One time I woke up inside of someone else’s body and experienced him drowning from his own point of view. I was helpless to stop it although I tried, he couldn’t “hear” me but I could feel him.

Witnessed a car crash from the back seat of a car that I wasn’t in (I was asleep on the couch).

Experienced what it’s like to suicidally walk along the tracks and not flinch while the train comes rolling up laying on the horn. Happened two blocks from where I lived at the time but I briefly thought I was them then snapped out of it as I could hear the train laying on the brakes.

Another time I dazed out and experienced someone else being ground to bits by an industrial machine.

So honestly I have quite a bit of guilt about it. Especially the guy I knew days before would die and the “voices” were telling me to save him and even told me he was important for the future of humanity and after a while of resisting even tried to get me to jump out a window and run in the actual direction from my place where he ended up dying...that one was over a decade ago and still haunts me.

All those things aren’t just things I saw.
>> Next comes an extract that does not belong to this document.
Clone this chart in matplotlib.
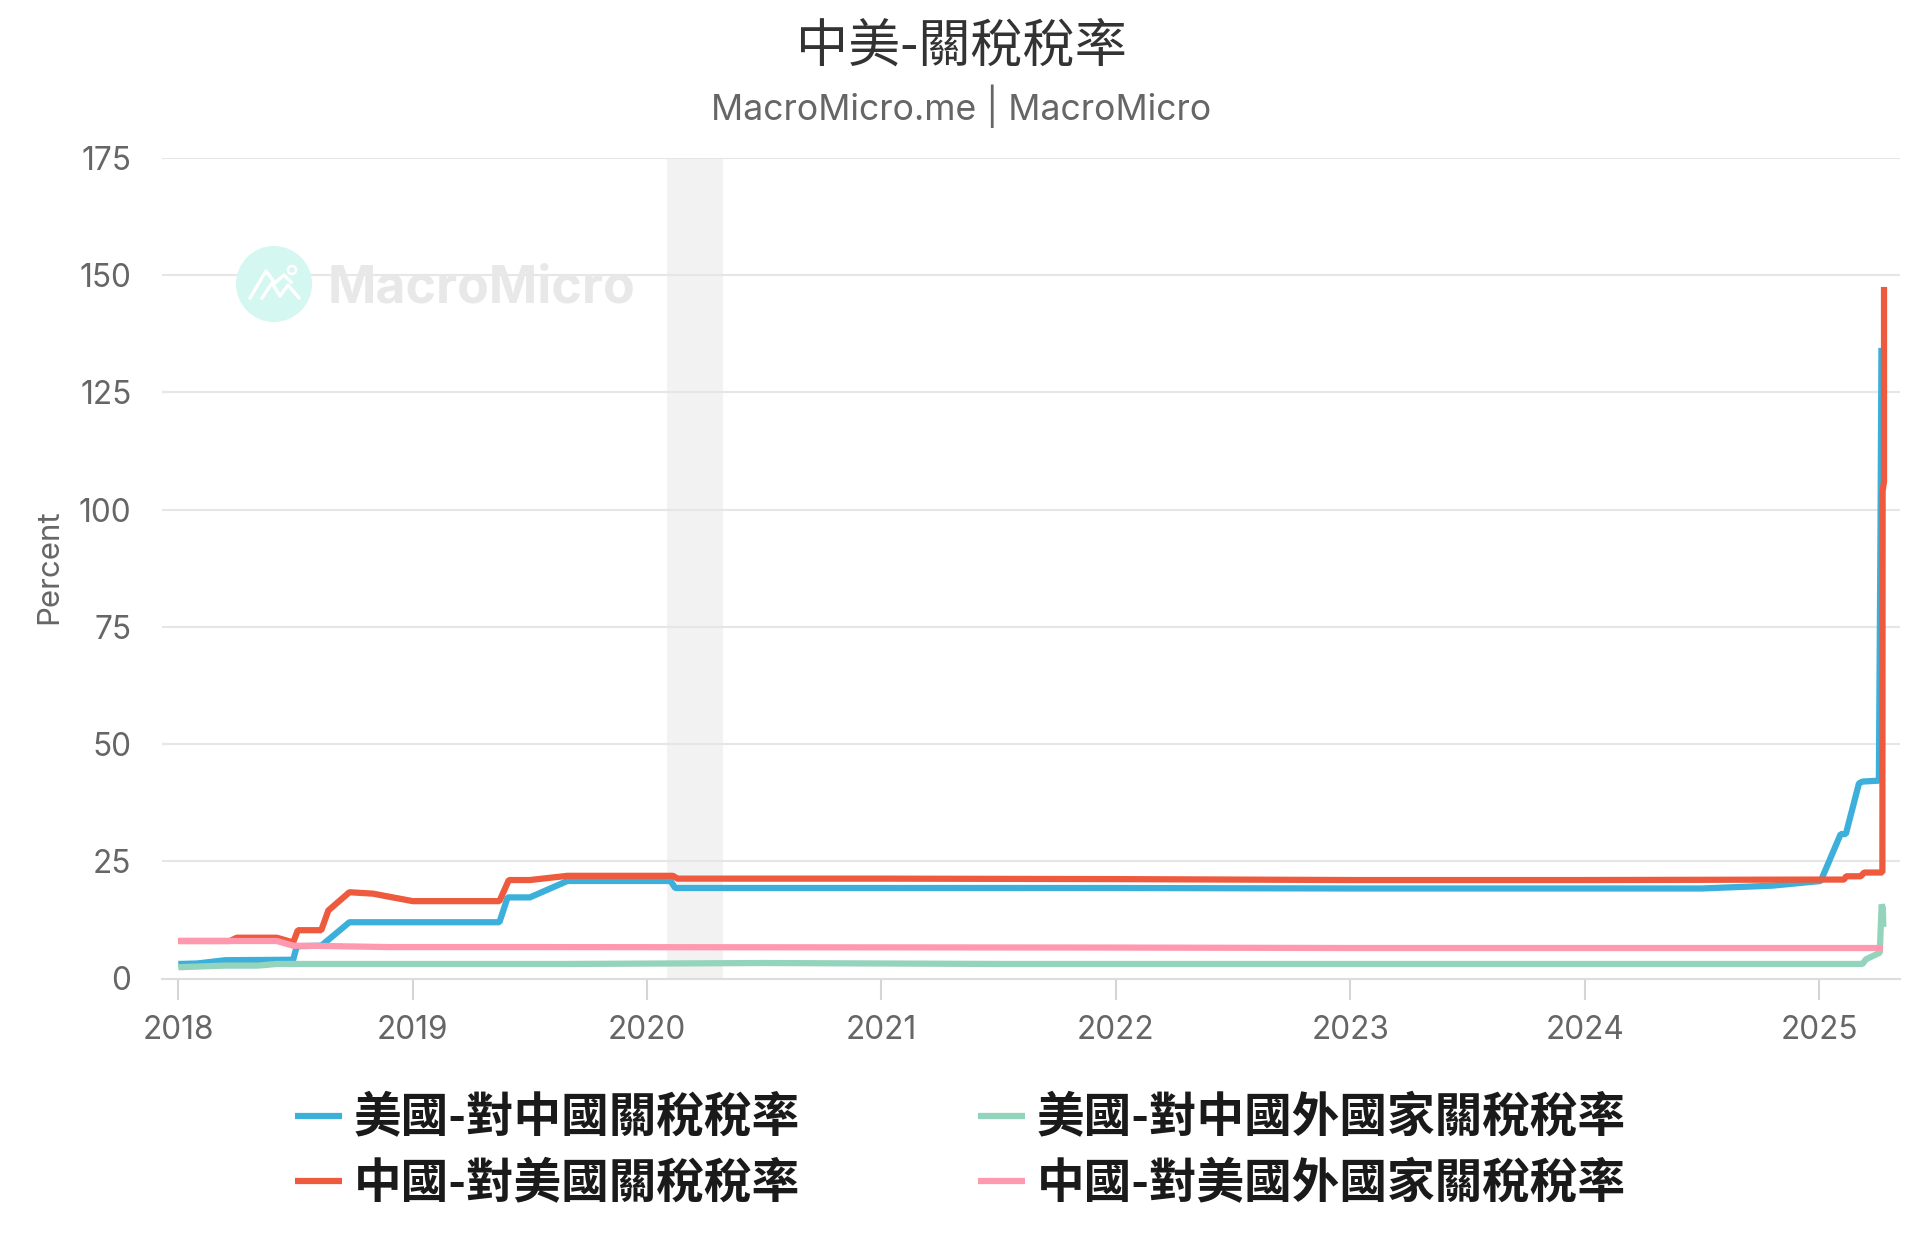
import matplotlib
matplotlib.use("Agg")
import matplotlib.pyplot as plt
from matplotlib.patches import Circle
from matplotlib.lines import Line2D
from matplotlib.transforms import Affine2D

CJK = ['Noto Sans CJK TC', 'DejaVu Sans']
plt.rcParams['font.family'] = ['Inter', 'Noto Sans CJK TC', 'DejaVu Sans']

title = "中美-關稅稅率"
subtitle = "MacroMicro.me | MacroMicro"
ylabel = "Percent"
years = [2018, 2019, 2020, 2021, 2022, 2023, 2024, 2025]
yticks = [0, 25, 50, 75, 100, 125, 150, 175]

us_china_x = [2018.0, 2018.08, 2018.2, 2018.49, 2018.505, 2018.52, 2018.61, 2018.73, 2019.37, 2019.405,
              2019.5, 2019.66, 2020.10, 2020.12, 2021.0, 2022.0, 2023.0, 2024.5, 2024.8, 2025.007,
              2025.092, 2025.114, 2025.17, 2025.185, 2025.255, 2025.262, 2025.266]
us_china_y = [3.1, 3.2, 3.9, 4.0, 6.8, 6.9, 7.0, 12.0, 12.0, 17.3,
              17.3, 20.8, 20.8, 19.3, 19.3, 19.3, 19.2, 19.2, 19.8, 20.8,
              30.8, 30.8, 41.6, 42.0, 42.2, 96.0, 134.5]

china_us_x = [2018.0, 2018.22, 2018.25, 2018.42, 2018.49, 2018.51, 2018.61, 2018.64, 2018.73, 2018.83,
              2019.0, 2019.37, 2019.41, 2019.5, 2019.66, 2020.11, 2020.13, 2021.0, 2022.0, 2023.0,
              2024.0, 2025.0, 2025.107, 2025.115, 2025.178, 2025.192, 2025.27, 2025.271, 2025.277, 2025.277]
china_us_y = [8.0, 8.0, 8.7, 8.7, 7.7, 10.3, 10.3, 14.5, 18.4, 18.1,
              16.5, 16.5, 21.0, 21.0, 21.9, 21.9, 21.3, 21.3, 21.2, 21.0,
              21.0, 21.1, 21.1, 21.8, 21.8, 22.6, 22.6, 104.0, 106.0, 147.5]

us_other_x = [2018.0, 2018.2, 2018.34, 2018.42, 2019.66, 2020.5, 2021.5, 2023.0, 2025.185, 2025.2,
              2025.259, 2025.262, 2025.267, 2025.272, 2025.274]
us_other_y = [2.4, 2.75, 2.75, 3.1, 3.1, 3.3, 3.1, 3.1, 3.1, 4.1,
              5.5, 9.7, 15.8, 15.0, 11.0]

china_other_x = [2018.0, 2018.42, 2018.49, 2018.6, 2018.9, 2019.5, 2022.0, 2023.0, 2025.272]
china_other_y = [8.0, 8.0, 7.0, 6.95, 6.7, 6.7, 6.6, 6.5, 6.5]

names = ["美國-對中國關稅稅率", "中國-對美國關稅稅率", "美國-對中國外國家關稅稅率", "中國-對美國外國家關稅稅率"]
colors = ["#3CB0DB", "#EE5A3E", "#94D3BC", "#FF99AF"]
recession = [2020.085, 2020.325]

W, H = 1920, 1250
fig = plt.figure(figsize=(W / 100, H / 100), dpi=100, facecolor="white")
L, R, T, B = 162, 1900, 158, 978.5
ax = fig.add_axes([L / W, 1 - B / H, (R - L) / W, (B - T) / H])
px_year = 234.4
x0 = 2018 - (178.3 - L) / px_year
ax.set_xlim(x0, x0 + (R - L) / px_year)
ax.set_ylim(0, 175)

ax.axvspan(recession[0], recession[1], color="#F2F2F2", lw=0, zorder=0)
ax.set_axisbelow(True)
ax.yaxis.grid(True, color="#E6E6E6", lw=1.5, zorder=0.5)
ax.xaxis.grid(False)
for s in ["top", "left", "right"]:
    ax.spines[s].set_visible(False)
ax.spines["bottom"].set_color("#DDDDDD")
ax.spines["bottom"].set_linewidth(1.5)
ax.set_xticks(years)
ax.set_xticklabels([str(y) for y in years])
ax.set_yticks(yticks)
ax.tick_params(axis="x", length=15, width=1.5, color="#D5D5D5", labelsize=22.7, labelcolor="#666666", pad=11)
ax.tick_params(axis="y", length=0, labelsize=22.7, labelcolor="#666666", pad=22)

# watermark
px = Affine2D().scale(1 / W, -1 / H).translate(0, 1) + fig.transFigure
fig.add_artist(Circle((274, 284), 38, transform=px, fc="#D5F7F1", ec="none", zorder=0.2))
for xs, ys in [((250, 266, 275, 284, 291), (298, 271, 283, 275, 282)),
               ((262, 272, 280, 288, 299), (298, 283, 296, 285, 298))]:
    fig.add_artist(Line2D(xs, ys, transform=px, color="white", lw=2.4, zorder=0.3))
fig.add_artist(Circle((292, 270), 4, transform=px, fc="none", ec="white", lw=1.8, zorder=0.3))
fig.text(328 / W, 1 - 303 / H, "MacroMicro", color="#E8E8E8", fontsize=37.4, fontweight="bold",
         family=["Inter", "DejaVu Sans"], ha="left", va="baseline", zorder=0.2)

series = [(us_china_x, us_china_y, 0, 3), (china_us_x, china_us_y, 1, 4),
          (us_other_x, us_other_y, 2, 5), (china_other_x, china_other_y, 3, 6)]
handles = {}
for xs, ys, i, z in series:
    line, = ax.plot(xs, ys, color=colors[i], lw=4.5, solid_joinstyle="bevel", solid_capstyle="butt",
                    zorder=z, clip_on=False, label=names[i])
    handles[i] = line

fig.text(961 / W, 1 - 47 / H, title, ha="center", va="center", fontsize=37.5, color="#333333", family=CJK)
fig.text(961 / W, 1 - 106 / H, subtitle, ha="center", va="center", fontsize=25.7, color="#666666")
fig.text(49 / W, 1 - 567 / H, ylabel, rotation=90, ha="center", va="center", fontsize=22.5, color="#666666")

leg = fig.legend([handles[0], handles[1], handles[2], handles[3]], names, ncol=2,
                 loc="center left", bbox_to_anchor=(295 / W, 1 - 1151 / H), frameon=False,
                 prop={"family": CJK, "weight": "bold", "size": 34.3},
                 handlelength=0.98, handletextpad=0.25, columnspacing=3.75, labelspacing=0.37,
                 labelcolor="#1A1A1A", borderpad=0, borderaxespad=0)

fig.savefig("out.png", dpi=100)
They all panned out in real life.

Like they were verifiable and some were people I knew and some were people others close to me knew or were acquainted with so the stories got back to me later after the visions.

And then now I have the same weird feeling like...was THIS ONE the dream or was THIS ONE the reality?

But also at least I’m impartial to Branson’s death because from what I learned in the dream and how many people he’s hurt with his sick ego I actually woke up hating him and want him to die. Though that might be the flight controllers rage and might wear off.

Ugh anyway thanks for listening I don’t have anyone to talk to about this shit and usually just get called crazy.